Bandung, IndoChannel.id – Produksi minyak Indonesia terus menurun, kini hanya di bawah 600.000 barel per hari. Sementara kebutuhan BBM harian mencapai 1,5 juta barel, memaksa Pertamina mengimpor 1 juta barel, yang bisa menekan nilai tukar rupiah dan neraca transaksi berjalan.
Direktur Eksekutif CERI, Yusri Usman mengungkapkan bahwa keadaan ini akan semakin diperburuk dengan mulai beroperasinya RDMP Balikpapan pada pertengahan tahun 2025, yang akan meningkatkan permintaan terhadap minyak mentah. Pemerintah harus mengantisipasi masalah ini sejak dini.

“Selain itu, masalah ini diperburuk dengan kebijakan SKK Migas yang memberikan kuasa jual minyak mentah dan kondensat bagian negara (MMKBN) kepada Kontraktor Kontrak Kerja Sama (KKKS) melalui skema Election Not To Take in Kind, yang tercantum dalam Pedoman Tata Kerja PTK-065 SKKMA0000/2017/SO, yang ditandatangani pada 1 November 2017 oleh Amien Sunaryadi,” ujar Yusri.
Menurut Yusri, PTK-065/2017 memiliki dasar hukum yang lemah, bahkan terkesan tidak sesuai dengan UU Nomor 22 Tahun 2001 tentang Migas dan Permen ESDM Nomor 17 Tahun 2017. Pasca terbitnya Permen ESDM Nomor 42 Tahun 2018 yang direvisi menjadi Permen ESDM Nomor 18 Tahun 2021, peraturan ini tidak pernah diperbarui, meskipun ada kebutuhan untuk menjaga pasokan kilang Pertamina.
“Berdasarkan temuan kami, PTK-065/2017 berpotensi disalahgunakan untuk kepentingan pihak-pihak tertentu. Bahkan, ada KKKS yang tidak pernah melakukan tender dalam menjual kondensat bagian negara dalam lima tahun terakhir. Hal ini kami laporkan ke KPK dan Kejaksaan Agung sejak Juni 2024,” tambah Yusri.
Lebih lanjut, Yusri menjelaskan bahwa setiap barel produksi minyak mentah dan kondensat yang dikelola oleh KKKS, baik asing, swasta nasional, maupun BUMD, seharusnya memiliki bagian negara yang dikenal dengan istilah Government Oil Intake (GOI). Selain itu, terdapat kewajiban Domestic Market Obligation (DMO) sebesar 25 persen dari total produksi yang harus disalurkan untuk kebutuhan kilang Pertamina.
Namun, penerapan formula harga Indonesian Crude Price (ICP) + Premium yang ditawarkan oleh KKKS menyebabkan harga menjadi tidak ekonomis.
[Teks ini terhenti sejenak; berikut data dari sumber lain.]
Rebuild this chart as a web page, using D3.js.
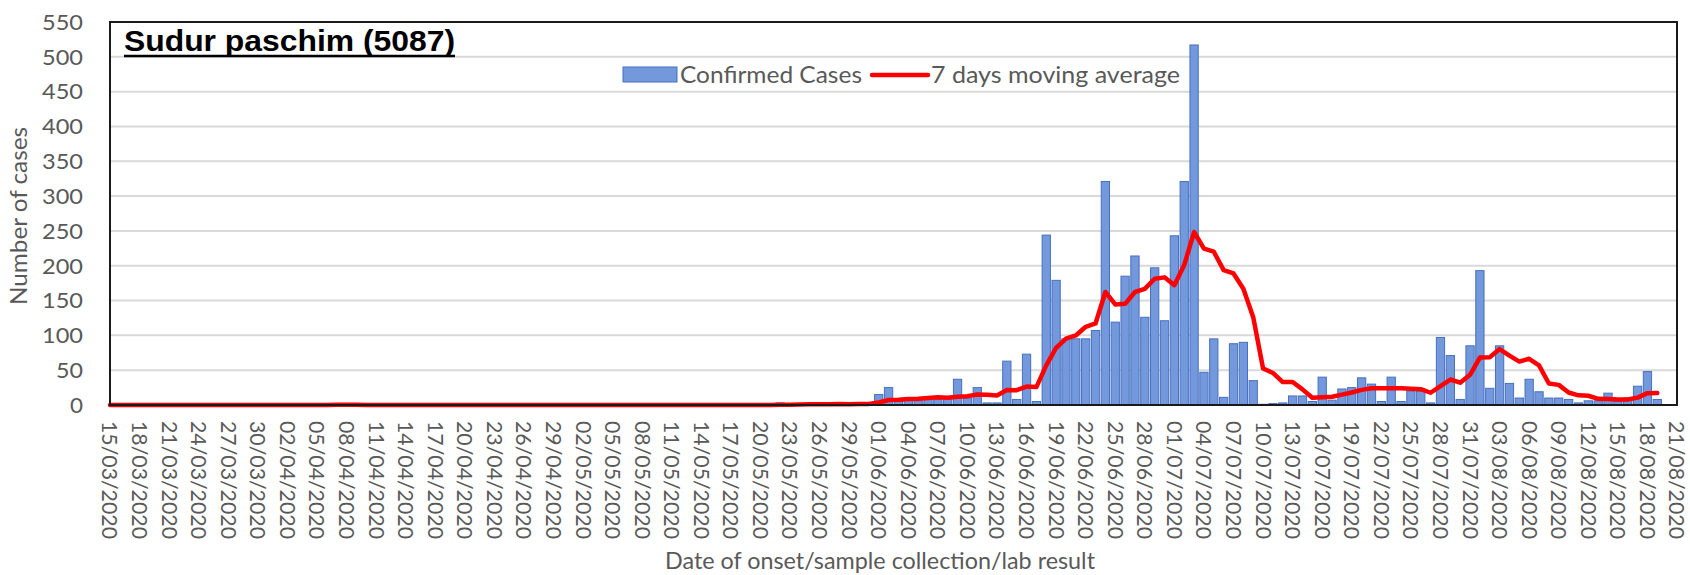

Akibatnya, banyak minyak bagian negara dan DMO yang malah diekspor, meskipun pada akhirnya Pertamina Patra Niaga kembali mengimpor BBM. “Fakta ini jelas menunjukkan ketidakefisienan yang merugikan negara,” kata Yusri.
Menurut Yusri, seharusnya pemerintah hadir untuk menekan PT Kilang Pertamina Internasional agar mengurangi impor minyak mentah. Pemerintah juga dapat menetapkan kebijakan harga ICP + flat untuk minyak mentah bagian negara dan DMO, sebagaimana yang dilakukan terhadap harga jual gas HGBT. “Ironisnya, kilang Pertamina belum mendapat HGBT,” ujar Yusri.
“Tidak ada alasan bagi KKKS untuk menjual minyak bagian negara DMO untuk diekspor hanya karena Pertamina menolak harga ICP + Premium,” tegas Yusri.
CERI, lanjut Yusri, akan segera menunjuk tim hukum untuk mempersiapkan gugatan terhadap Pedoman Tata Kerja SKK Migas 065 Tahun 2017, guna mendukung kemandirian energi yang sejalan dengan Asta Cita Presiden Prabowo Subianto.